YOUR TASK: Write out each line in which the string "matplotlib" is present.

>> Start LISTED ENTRIES

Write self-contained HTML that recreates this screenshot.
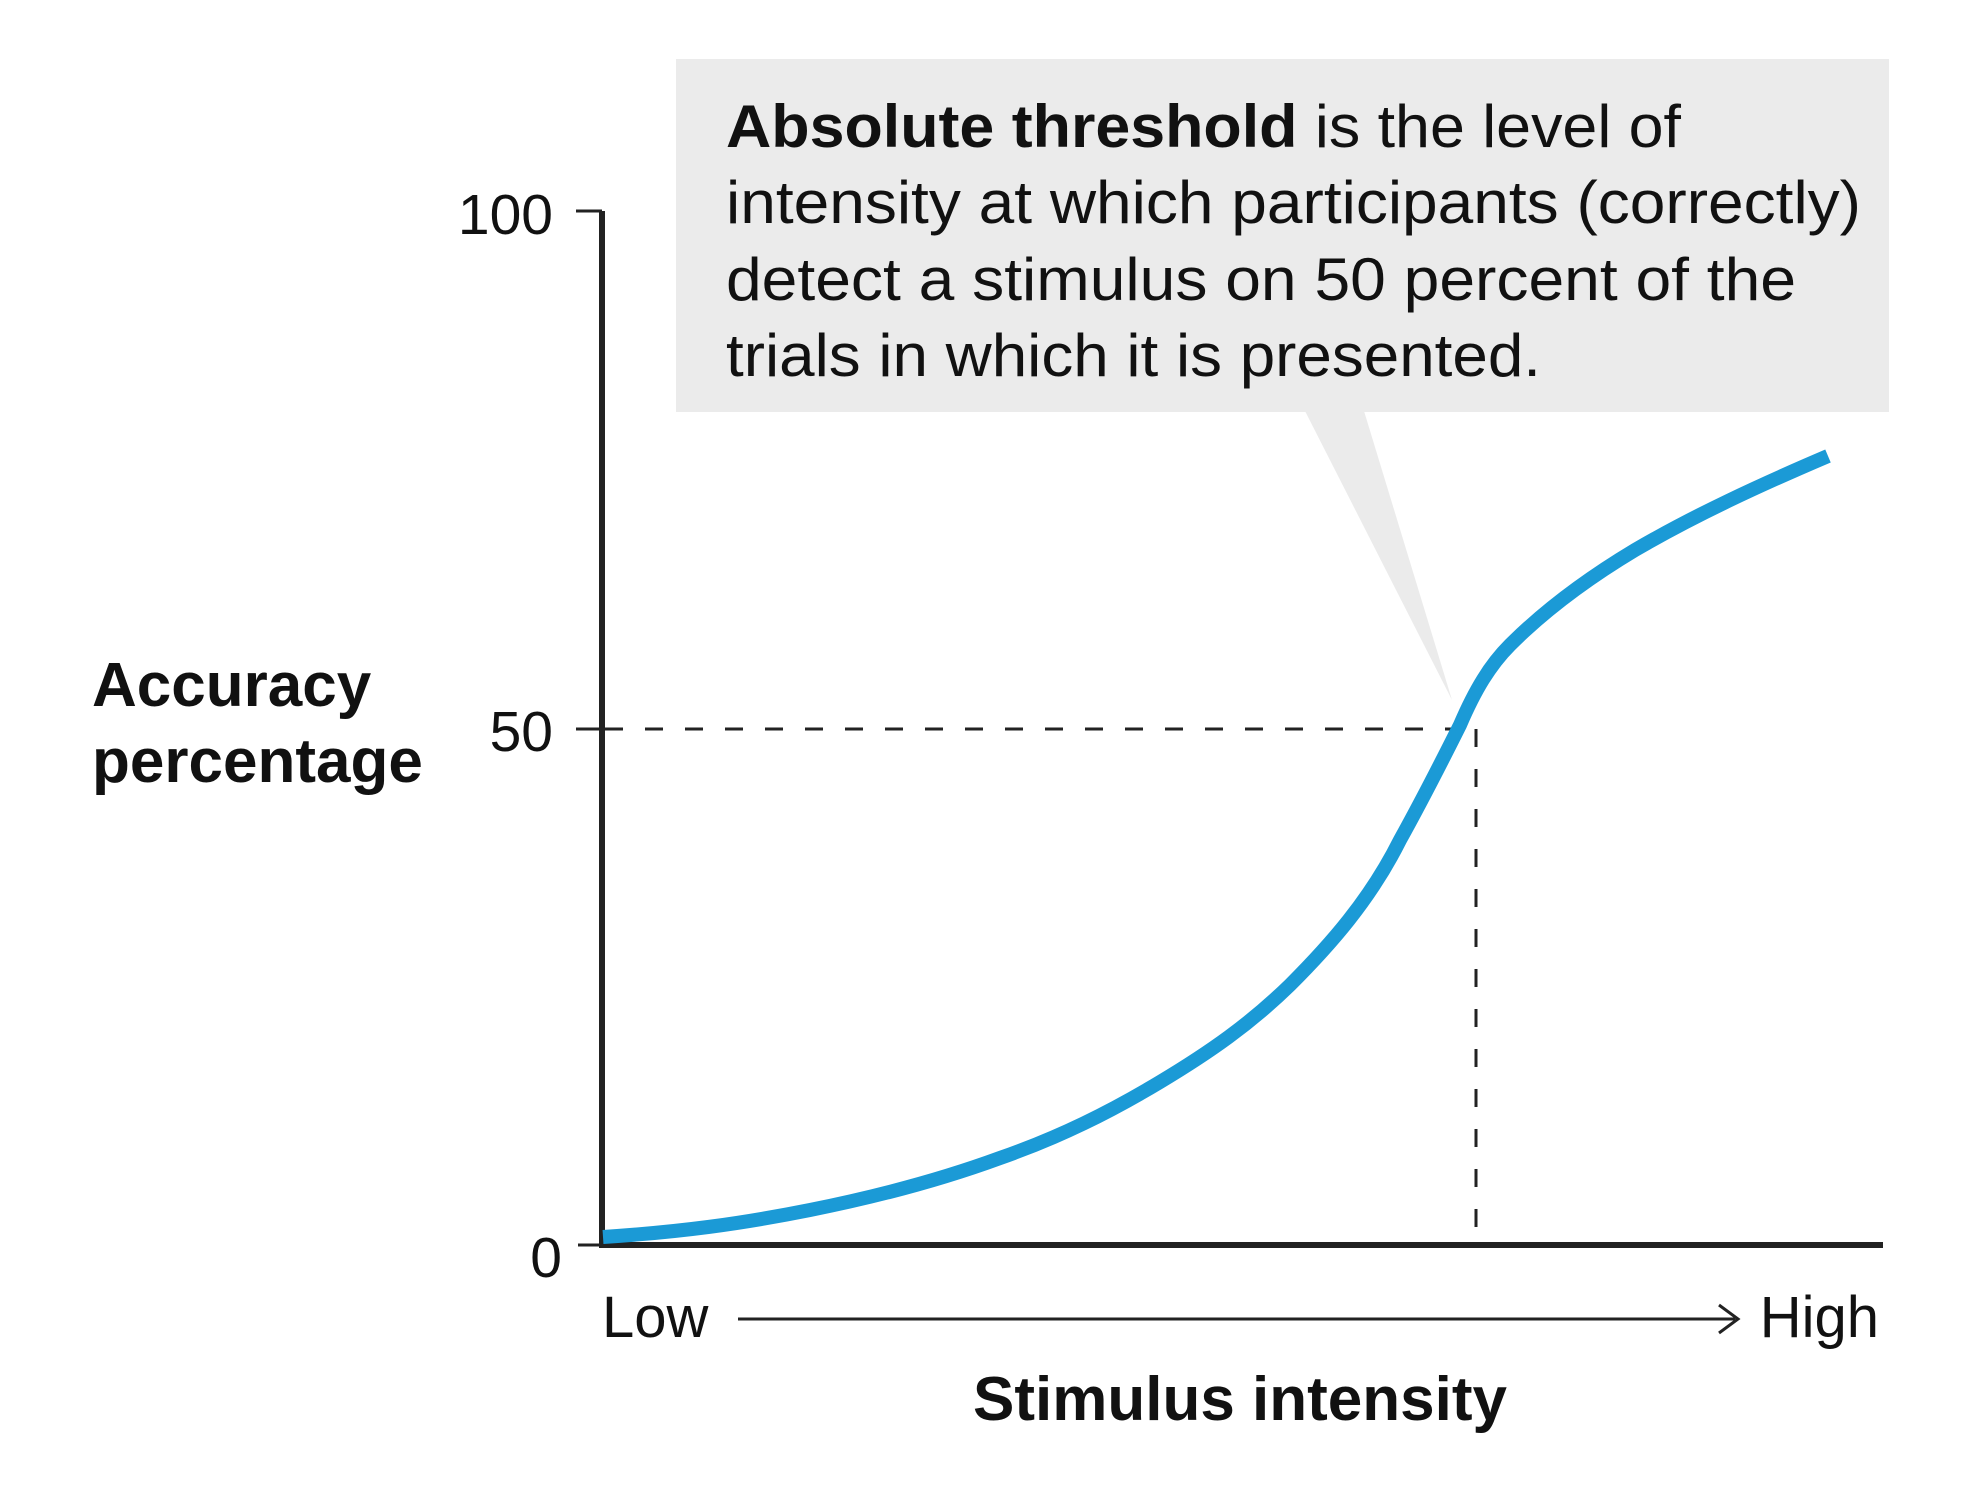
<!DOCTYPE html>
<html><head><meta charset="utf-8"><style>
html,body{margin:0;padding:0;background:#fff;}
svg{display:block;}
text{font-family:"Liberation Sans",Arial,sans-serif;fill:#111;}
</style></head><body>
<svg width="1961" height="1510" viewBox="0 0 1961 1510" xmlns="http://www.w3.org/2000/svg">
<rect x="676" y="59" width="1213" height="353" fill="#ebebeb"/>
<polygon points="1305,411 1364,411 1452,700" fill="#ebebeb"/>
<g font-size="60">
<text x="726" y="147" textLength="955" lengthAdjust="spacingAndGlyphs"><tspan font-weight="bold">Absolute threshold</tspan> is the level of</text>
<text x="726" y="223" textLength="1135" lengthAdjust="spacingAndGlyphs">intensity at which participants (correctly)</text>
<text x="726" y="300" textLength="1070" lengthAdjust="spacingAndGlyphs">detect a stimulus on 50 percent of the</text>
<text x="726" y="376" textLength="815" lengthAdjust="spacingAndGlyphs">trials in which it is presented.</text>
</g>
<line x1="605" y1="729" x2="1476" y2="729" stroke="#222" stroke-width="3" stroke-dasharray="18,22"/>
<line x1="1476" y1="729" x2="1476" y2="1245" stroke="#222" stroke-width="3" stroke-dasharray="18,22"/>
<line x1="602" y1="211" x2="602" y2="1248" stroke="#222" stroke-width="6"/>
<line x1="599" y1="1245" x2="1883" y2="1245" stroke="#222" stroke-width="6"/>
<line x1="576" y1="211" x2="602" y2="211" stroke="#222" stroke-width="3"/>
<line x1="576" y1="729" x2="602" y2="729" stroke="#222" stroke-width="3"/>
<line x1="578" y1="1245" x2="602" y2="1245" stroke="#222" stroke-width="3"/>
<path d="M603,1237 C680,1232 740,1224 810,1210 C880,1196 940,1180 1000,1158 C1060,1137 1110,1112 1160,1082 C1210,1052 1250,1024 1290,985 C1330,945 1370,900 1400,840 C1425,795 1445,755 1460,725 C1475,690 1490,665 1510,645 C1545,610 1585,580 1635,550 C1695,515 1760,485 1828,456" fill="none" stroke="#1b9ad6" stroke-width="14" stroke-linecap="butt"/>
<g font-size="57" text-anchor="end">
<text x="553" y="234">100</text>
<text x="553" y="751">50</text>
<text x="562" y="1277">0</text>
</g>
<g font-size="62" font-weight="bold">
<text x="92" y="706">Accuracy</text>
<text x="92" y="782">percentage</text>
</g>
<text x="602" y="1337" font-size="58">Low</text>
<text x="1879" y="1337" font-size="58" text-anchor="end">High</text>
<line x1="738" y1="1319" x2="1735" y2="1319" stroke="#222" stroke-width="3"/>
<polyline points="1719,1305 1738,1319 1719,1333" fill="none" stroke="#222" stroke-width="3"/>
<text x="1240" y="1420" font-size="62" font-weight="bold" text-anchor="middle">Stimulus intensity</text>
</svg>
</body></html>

>> End LISTED ENTRIES
>> Start LISTED ENTRIES

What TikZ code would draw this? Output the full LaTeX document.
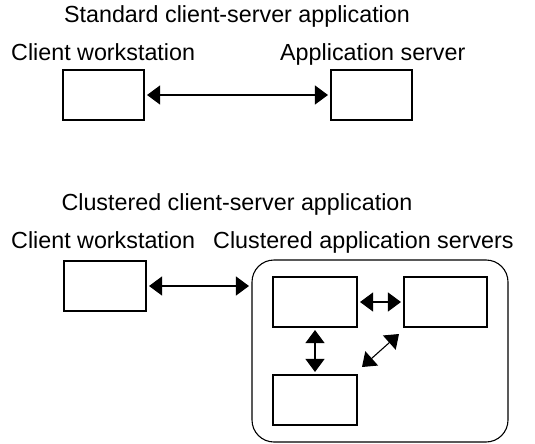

>> End LISTED ENTRIES
>> Start LISTED ENTRIES

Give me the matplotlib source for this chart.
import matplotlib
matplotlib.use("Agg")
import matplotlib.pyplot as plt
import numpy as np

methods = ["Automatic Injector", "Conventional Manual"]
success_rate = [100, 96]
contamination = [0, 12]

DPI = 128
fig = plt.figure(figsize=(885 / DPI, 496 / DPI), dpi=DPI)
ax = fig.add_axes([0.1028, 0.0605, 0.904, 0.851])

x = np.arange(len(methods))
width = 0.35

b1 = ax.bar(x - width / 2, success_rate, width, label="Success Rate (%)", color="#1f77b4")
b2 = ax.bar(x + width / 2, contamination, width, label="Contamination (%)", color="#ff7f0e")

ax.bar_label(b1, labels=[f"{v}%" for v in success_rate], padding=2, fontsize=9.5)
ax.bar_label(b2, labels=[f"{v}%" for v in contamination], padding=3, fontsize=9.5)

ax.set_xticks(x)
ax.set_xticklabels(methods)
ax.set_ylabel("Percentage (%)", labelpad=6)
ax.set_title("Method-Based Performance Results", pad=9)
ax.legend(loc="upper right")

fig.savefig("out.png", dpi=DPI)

>> End LISTED ENTRIES

PROBLEM SOLUTION:
Give me the matplotlib source for this chart.
import matplotlib
matplotlib.use("Agg")
import matplotlib.pyplot as plt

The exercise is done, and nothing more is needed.